EXERCISE REQUIREMENTS —
Your copy of the material below should match it exactly, except that it holds no pictures.

INFORMATION PROVIDED —
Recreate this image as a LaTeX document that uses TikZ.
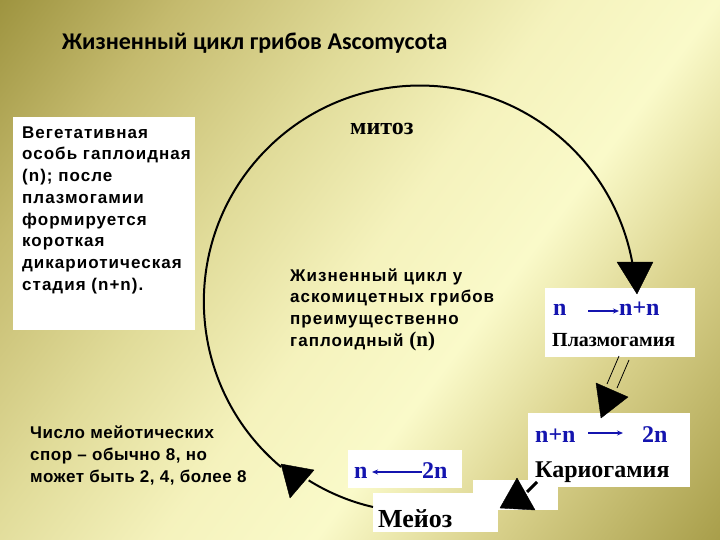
\documentclass[tikz,border=0pt]{standalone}
\usepackage{fontspec}
\setmainfont{Liberation Serif}
\newfontfamily\sanssp[LetterSpace=6]{Liberation Sans}
\newfontfamily\sansnr[LetterSpace=3]{Liberation Sans}
\newfontfamily\calib{Carlito}
\usetikzlibrary{arrows.meta}
\definecolor{tblue}{RGB}{20,20,175}
\pgfdeclarehorizontalshading{bgshade}{100bp}{%
 rgb(0bp)=(0.62,0.58,0.25);
 rgb(25bp)=(0.62,0.58,0.25);
 rgb(33bp)=(0.77,0.73,0.43);
 rgb(42bp)=(0.88,0.86,0.60);
 rgb(50bp)=(0.96,0.95,0.74);
 rgb(57bp)=(0.98,0.98,0.79);
 rgb(64bp)=(0.86,0.83,0.56);
 rgb(75bp)=(0.66,0.62,0.29);
 rgb(100bp)=(0.66,0.62,0.29)}
\begin{document}
\begin{tikzpicture}[x=1pt,y=-1pt,
  wbox/.style={fill=white, draw=none, anchor=north west, inner sep=0pt, outer sep=0pt},
  atext/.style={font=\sanssp\bfseries\fontsize{17}{21.7}\selectfont, align=left, anchor=north west, inner sep=0pt},
  btext/.style={font=\sansnr\bfseries\fontsize{17}{22}\selectfont, align=left, anchor=north west, inner sep=0pt},
  serl/.style={font=\bfseries\fontsize{20}{24}\selectfont, anchor=base west, inner sep=0pt},
  serbig/.style={font=\bfseries\fontsize{24}{28}\selectfont, anchor=base west, inner sep=0pt},
  bluet/.style={font=\bfseries\fontsize{24}{28}\selectfont, text=tblue, anchor=base west, inner sep=0pt},
  barrow/.style={tblue, line width=1.4pt, -{Stealth[length=6pt,width=5pt]}},
  cyc/.style={line width=2pt, black},
  head/.style={fill=black, draw=black, line join=round},
  thinl/.style={line width=0.8pt, black}
]
\useasboundingbox (0,0) rectangle (720,540);
% background
\begin{scope}
\clip (0,0) rectangle (720,540);
\begin{scope}[transform canvas={shift={(360,270)}, rotate=-36.87}]
  \shade[shading=bgshade] (-450,-450) rectangle (450,450);
\end{scope}
\end{scope}

% title
\node[font=\calib\bfseries\fontsize{24}{28}\selectfont, anchor=base west, inner sep=0pt] (title) at (62,50) {Жизненный цикл грибов Ascomycota};

% white boxes
\node[wbox, minimum width=182pt, minimum height=213pt] (lbox) at (13,117) {};
\node[wbox, minimum width=150pt, minimum height=69pt] (plas) at (545,288) {};
\node[wbox, minimum width=162pt, minimum height=74pt] (kar) at (528,413) {};
\node[wbox, minimum width=85pt, minimum height=30pt] (ebox) at (473,480) {};
\node[wbox, minimum width=114pt, minimum height=38pt] (nbox) at (348,450) {};
\node[wbox, minimum width=125pt, minimum height=39pt] (mei) at (373,493) {};

% texts
\node[atext] (ltext) at (22,122) {\rule{0pt}{16pt}Вегетативная\\особь гаплоидная\\(n); после\\плазмогамии\\формируется\\короткая\\дикариотическая\\стадия (n+n).};
\node[atext] (ctext) at (290,265) {\rule{0pt}{16pt}Жизненный цикл у\\аскомицетных грибов\\преимущественно\\гаплоидный {\rmfamily\bfseries\fontsize{21}{21}\selectfont (n)}};
\node[btext] (btxt) at (30,422) {\rule{0pt}{16pt}Число мейотических\\спор – обычно 8, но\\может быть 2, 4, более 8};
\node[serbig] (mitoz) at (350,135) {митоз};

% plasmogamy
\node[bluet] (pn) at (553,315) {n};
\node[bluet] (pnn) at (619,315) {n+n};
\coordinate (pa) at (588,311);
\draw[barrow] (pa) -- (pnn.west |- pa);
\node[serl] (plast) at (552,346) {Плазмогамия};

% karyogamy
\node[bluet] (knn) at (535,442) {n+n};
\node[bluet] (k2n) at (642,442) {2n};
\coordinate (ka) at (588,433);
\coordinate (kb) at (623,433);
\draw[barrow] (ka) -- (kb);
\node[serbig] (kart) at (535,477) {Кариогамия};

% meiosis
\node[bluet] (mn) at (354,478) {n};
\node[bluet] (m2n) at (422,478) {2n};
\coordinate (ma) at (372,472);
\draw[barrow] (m2n.west |- ma) -- (ma);
\node[serbig, font=\bfseries\fontsize{26}{30}\selectfont] (meit) at (378,527) {Мейоз};

% main cycle arc: from bottom-left arrowhead over the top to the plasmogamy box
\coordinate (cc) at (420,302);
\coordinate (arcstart) at (281,467);
\draw[cyc] (arcstart) arc[start angle=130, end angle=350, radius=216] coordinate (arcend);
\draw[head] (617,262) -- (653,262) -- (637,294) -- cycle;

% meiosis -> back to cycle
\coordinate (mstart) at (373,507);
\draw[cyc] (mstart) arc[start angle=103, end angle=122, radius=211] coordinate (mend);
\draw[head] (281,464) -- (314,470) -- (290,498) -- cycle;

% plasmogamy -> karyogamy (double line)
\coordinate (pl1) at (619,356);
\coordinate (pl2) at (629,360);
\coordinate (pk1) at (607,384);
\coordinate (pk2) at (617,388);
\draw[thinl] (pl1) -- (pk1);
\draw[thinl] (pl2) -- (pk2);
\draw[head] (596,383) -- (628,397) -- (601,418) -- cycle;

% karyogamy -> meiosis
\coordinate (kcorner) at (537,482);
\coordinate (kstub) at (527,492);
\draw[line width=3pt] (kcorner) -- (kstub);
\draw[head] (517,478) -- (500,508) -- (535,510) -- cycle;
\end{tikzpicture}
\end{document}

FULL OUTPUT —
Recreate this image as a LaTeX document that uses TikZ.
\documentclass[tikz,border=0pt]{standalone}
\usepackage{fontspec}
\setmainfont{Liberation Serif}
\newfontfamily\sanssp[LetterSpace=6]{Liberation Sans}
\newfontfamily\sansnr[LetterSpace=3]{Liberation Sans}
\newfontfamily\calib{Carlito}
\usetikzlibrary{arrows.meta}
\definecolor{tblue}{RGB}{20,20,175}
\pgfdeclarehorizontalshading{bgshade}{100bp}{%
 rgb(0bp)=(0.62,0.58,0.25);
 rgb(25bp)=(0.62,0.58,0.25);
 rgb(33bp)=(0.77,0.73,0.43);
 rgb(42bp)=(0.88,0.86,0.60);
 rgb(50bp)=(0.96,0.95,0.74);
 rgb(57bp)=(0.98,0.98,0.79);
 rgb(64bp)=(0.86,0.83,0.56);
 rgb(75bp)=(0.66,0.62,0.29);
 rgb(100bp)=(0.66,0.62,0.29)}
\begin{document}
\begin{tikzpicture}[x=1pt,y=-1pt,
  wbox/.style={fill=white, draw=none, anchor=north west, inner sep=0pt, outer sep=0pt},
  atext/.style={font=\sanssp\bfseries\fontsize{17}{21.7}\selectfont, align=left, anchor=north west, inner sep=0pt},
  btext/.style={font=\sansnr\bfseries\fontsize{17}{22}\selectfont, align=left, anchor=north west, inner sep=0pt},
  serl/.style={font=\bfseries\fontsize{20}{24}\selectfont, anchor=base west, inner sep=0pt},
  serbig/.style={font=\bfseries\fontsize{24}{28}\selectfont, anchor=base west, inner sep=0pt},
  bluet/.style={font=\bfseries\fontsize{24}{28}\selectfont, text=tblue, anchor=base west, inner sep=0pt},
  barrow/.style={tblue, line width=1.4pt, -{Stealth[length=6pt,width=5pt]}},
  cyc/.style={line width=2pt, black},
  head/.style={fill=black, draw=black, line join=round},
  thinl/.style={line width=0.8pt, black}
]
\useasboundingbox (0,0) rectangle (720,540);
% background
\begin{scope}
\clip (0,0) rectangle (720,540);
\begin{scope}[transform canvas={shift={(360,270)}, rotate=-36.87}]
  \shade[shading=bgshade] (-450,-450) rectangle (450,450);
\end{scope}
\end{scope}

% title
\node[font=\calib\bfseries\fontsize{24}{28}\selectfont, anchor=base west, inner sep=0pt] (title) at (62,50) {Жизненный цикл грибов Ascomycota};

% white boxes
\node[wbox, minimum width=182pt, minimum height=213pt] (lbox) at (13,117) {};
\node[wbox, minimum width=150pt, minimum height=69pt] (plas) at (545,288) {};
\node[wbox, minimum width=162pt, minimum height=74pt] (kar) at (528,413) {};
\node[wbox, minimum width=85pt, minimum height=30pt] (ebox) at (473,480) {};
\node[wbox, minimum width=114pt, minimum height=38pt] (nbox) at (348,450) {};
\node[wbox, minimum width=125pt, minimum height=39pt] (mei) at (373,493) {};

% texts
\node[atext] (ltext) at (22,122) {\rule{0pt}{16pt}Вегетативная\\особь гаплоидная\\(n); после\\плазмогамии\\формируется\\короткая\\дикариотическая\\стадия (n+n).};
\node[atext] (ctext) at (290,265) {\rule{0pt}{16pt}Жизненный цикл у\\аскомицетных грибов\\преимущественно\\гаплоидный {\rmfamily\bfseries\fontsize{21}{21}\selectfont (n)}};
\node[btext] (btxt) at (30,422) {\rule{0pt}{16pt}Число мейотических\\спор – обычно 8, но\\может быть 2, 4, более 8};
\node[serbig] (mitoz) at (350,135) {митоз};

% plasmogamy
\node[bluet] (pn) at (553,315) {n};
\node[bluet] (pnn) at (619,315) {n+n};
\coordinate (pa) at (588,311);
\draw[barrow] (pa) -- (pnn.west |- pa);
\node[serl] (plast) at (552,346) {Плазмогамия};

% karyogamy
\node[bluet] (knn) at (535,442) {n+n};
\node[bluet] (k2n) at (642,442) {2n};
\coordinate (ka) at (588,433);
\coordinate (kb) at (623,433);
\draw[barrow] (ka) -- (kb);
\node[serbig] (kart) at (535,477) {Кариогамия};

% meiosis
\node[bluet] (mn) at (354,478) {n};
\node[bluet] (m2n) at (422,478) {2n};
\coordinate (ma) at (372,472);
\draw[barrow] (m2n.west |- ma) -- (ma);
\node[serbig, font=\bfseries\fontsize{26}{30}\selectfont] (meit) at (378,527) {Мейоз};

% main cycle arc: from bottom-left arrowhead over the top to the plasmogamy box
\coordinate (cc) at (420,302);
\coordinate (arcstart) at (281,467);
\draw[cyc] (arcstart) arc[start angle=130, end angle=350, radius=216] coordinate (arcend);
\draw[head] (617,262) -- (653,262) -- (637,294) -- cycle;

% meiosis -> back to cycle
\coordinate (mstart) at (373,507);
\draw[cyc] (mstart) arc[start angle=103, end angle=122, radius=211] coordinate (mend);
\draw[head] (281,464) -- (314,470) -- (290,498) -- cycle;

% plasmogamy -> karyogamy (double line)
\coordinate (pl1) at (619,356);
\coordinate (pl2) at (629,360);
\coordinate (pk1) at (607,384);
\coordinate (pk2) at (617,388);
\draw[thinl] (pl1) -- (pk1);
\draw[thinl] (pl2) -- (pk2);
\draw[head] (596,383) -- (628,397) -- (601,418) -- cycle;

% karyogamy -> meiosis
\coordinate (kcorner) at (537,482);
\coordinate (kstub) at (527,492);
\draw[line width=3pt] (kcorner) -- (kstub);
\draw[head] (517,478) -- (500,508) -- (535,510) -- cycle;
\end{tikzpicture}
\end{document}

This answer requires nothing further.